The ceremony has matured as well. The statue, a crucial symbol for an awards show as a whole, has been redesigned from a monkey playing with a controller to a more traditional figure that pixelates near the bottom to reference the medium itself. The Game Awards themselves have moved to the Microsoft Theater in Los Angeles, home to the Primetime Emmys and the Grammy Awards. Gags have been dropped in favor of a live orchestra and intimate performances of music from the year’s games. The awards included A-list celebrity presenters like Christoph Waltz and Jonah Hill. They also included a few segments showing the intersection of video games and disability, ethnicity, nationality, and gender to point to the diversifying production culture of digital games. Rather than the commercial advertising structure of television, the Game Awards advertise only new and upcoming games and services. Many viewers view the use of the ceremony to show trailers for upcoming games and announce new titles as proof of the commercialization of the show, which it is to be sure. But is is also an indication that the organizers know their viewership, and through this structure have found a way to bypass traditional exhibition process in a digital-only move that flows with how their audience already experiences the medium.

This isn’t to say that there weren’t surprises, idiosyncrasies, or even cringeworthy gamer references in the ceremony, because certainly the Emmys these are not. But even these moments often sparked joy and reinforced the positive aspects of the community. For instance, fighting game prodigy Dominique “SonicFox” McLean took home the award for Best Esports Player and ended an awkward but endearing speech with what may have been one of the defining quotes of the night, proclaiming “I’m gay, black, a furry—pretty much everything a Republican hates—and the best esports player of the whole year.” Unfortunately, other wins—Ninja taking home the award for Best Content Creator despite accusations of sexism and racism, for example—show just how far the industry has to go. A bigger stage means that these issues may potentially be brought to a wider national audience. Still, as we are all aware, these problems are not unique to games.

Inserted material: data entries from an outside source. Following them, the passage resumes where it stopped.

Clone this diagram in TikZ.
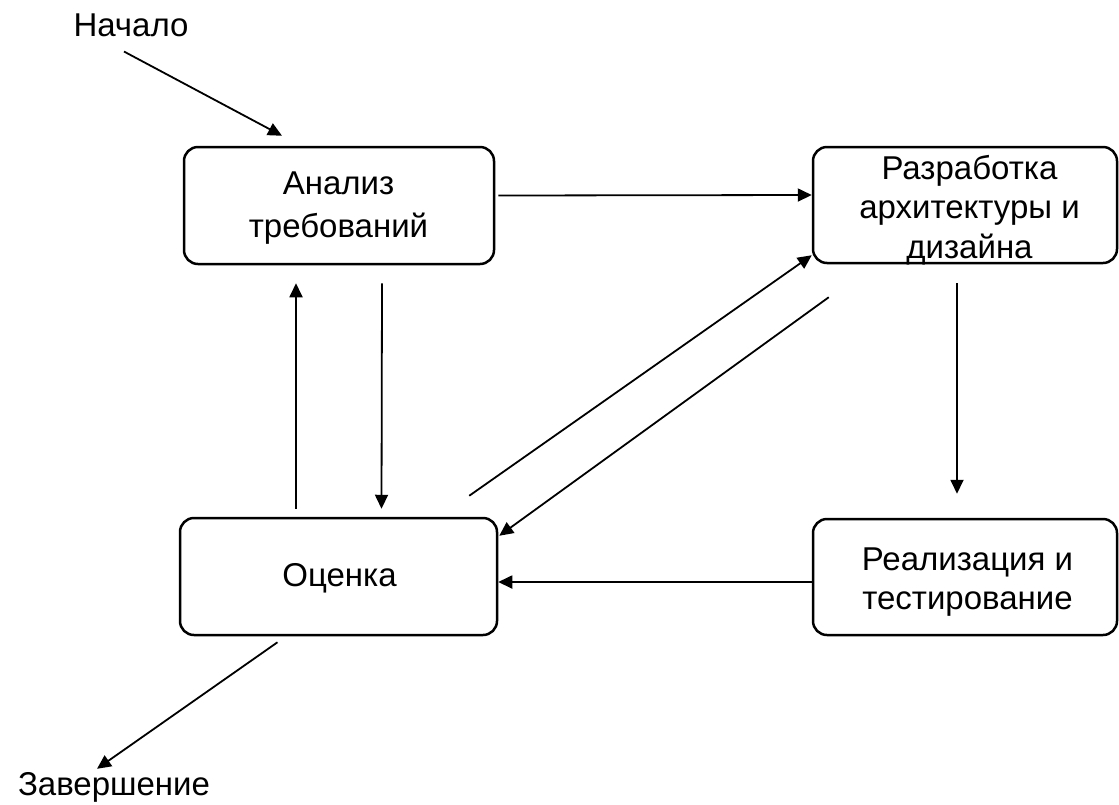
\documentclass[tikz,border=0pt]{standalone}
\usepackage{fontspec}
\setmainfont{Liberation Sans}
\usetikzlibrary{arrows.meta}

\begin{document}
\begin{tikzpicture}[x=1pt, y=-1pt,
  stage/.style={draw, line width=2.5pt, rounded corners=14pt, inner sep=0pt},
  stagetext/.style={inner sep=0pt, align=center, font=\fontsize{33}{39.5}\selectfont},
  label/.style={inner sep=0pt, font=\fontsize{33}{40}\selectfont},
  flow/.style={line width=1.8pt, -{Triangle[length=14pt, width=13pt]}}]
\useasboundingbox (0, 0) rectangle (1119, 804);
% Этапы
\node[stage, minimum width=310pt, minimum height=117pt] (anal) at (339, 205.5) {};
\node[stage, minimum width=304pt, minimum height=116pt] (razr) at (965, 205) {};
\node[stage, minimum width=317pt, minimum height=117pt] (ocen) at (338.5, 576.5) {};
\node[stage, minimum width=304pt, minimum height=116pt] (real) at (965, 577) {};
% Тексты
\node[stagetext, font=\fontsize{33}{43}\selectfont] (analtxt) at (338.5, 208) {Анализ\\требований};
\node[stagetext] (razrtxt) at (969.5, 210) {Разработка\\архитектуры и\\дизайна};
\node[stagetext] (ocentxt) at (339.5, 578) {Оценка};
\node[stagetext] (realtxt) at (967.5, 582) {Реализация и\\тестирование};
\node[label, anchor=base] (nach) at (131, 36) {Начало};
\node[label, anchor=base] (zav) at (114, 795) {Завершение};
% Стрелки
\draw[flow] ([shift={(-7, 15)}]nach.south) -- ([shift={(-57, -10)}]anal.north);
\draw[flow] ([shift={(3, -10)}]anal.east) -- ([shift={(0, -10)}]razr.west);
\draw[flow] ([shift={(43, 18)}]anal.south) -- ([shift={(43, -8)}]ocen.north);
\draw[flow] ([shift={(-42.5, -8)}]ocen.north) -- ([shift={(-43, 18)}]anal.south);
\draw[flow] ([shift={(-8, 19)}]razr.south) -- ([shift={(-8, -24)}]real.north);
\draw[flow] ([shift={(0, 5)}]real.west) -- ([shift={(0, 5.5)}]ocen.east);
\draw[flow] ([shift={(-29, -21)}]ocen.north east) -- ([shift={(0, -9)}]razr.south west);
\draw[flow] ([shift={(17, 33)}]razr.south west) -- ([shift={(1, 19)}]ocen.north east);
\draw[flow] ([shift={(-61, 6)}]ocen.south) -- ([shift={(-17, -3)}]zav.north);
\end{tikzpicture}
\end{document}
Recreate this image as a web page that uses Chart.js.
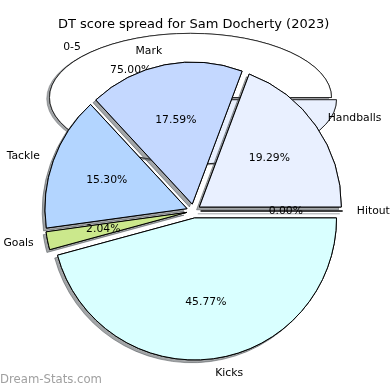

Laden, Spencer, and Fils-Aimé at the 2018 Game Awards

Awards ceremonies do more industrial work than just rewarding quality products. They also create a community around the industry, introduce key players, and define star texts. The panel of Sony’s Shawn Laden, Microsoft’s Phil Spencer, and Nintendo’s Reggie Fils-Aimé who opened the show legitimized the ceremony as a representation of the industry. Every industry awards event is essentially a branding exercise. What good awards shows do is lend legitimacy to a medium by claiming that it is an art that deserves to be rewarded. This legitimization does not only lie in the awards being given, however, but in the packaging around them as well. The newfound pomp and circumstance of the Game Awards matter because they show that the industry has begun to take itself seriously, and that audiences are as well. Awards only have meaning if the industries think they do, and the para-industry around awards campaigning shows that the industries think they mean a lot. It appears that the gaming industry may be moving in that direction as well. The Game Awards are an illustrative case study in how contemporary legitimization of an industry through its awards programming takes place, and how that process interacts with audiences and platforms. They may not be the awards gaming deserves, but they are the ones it needs.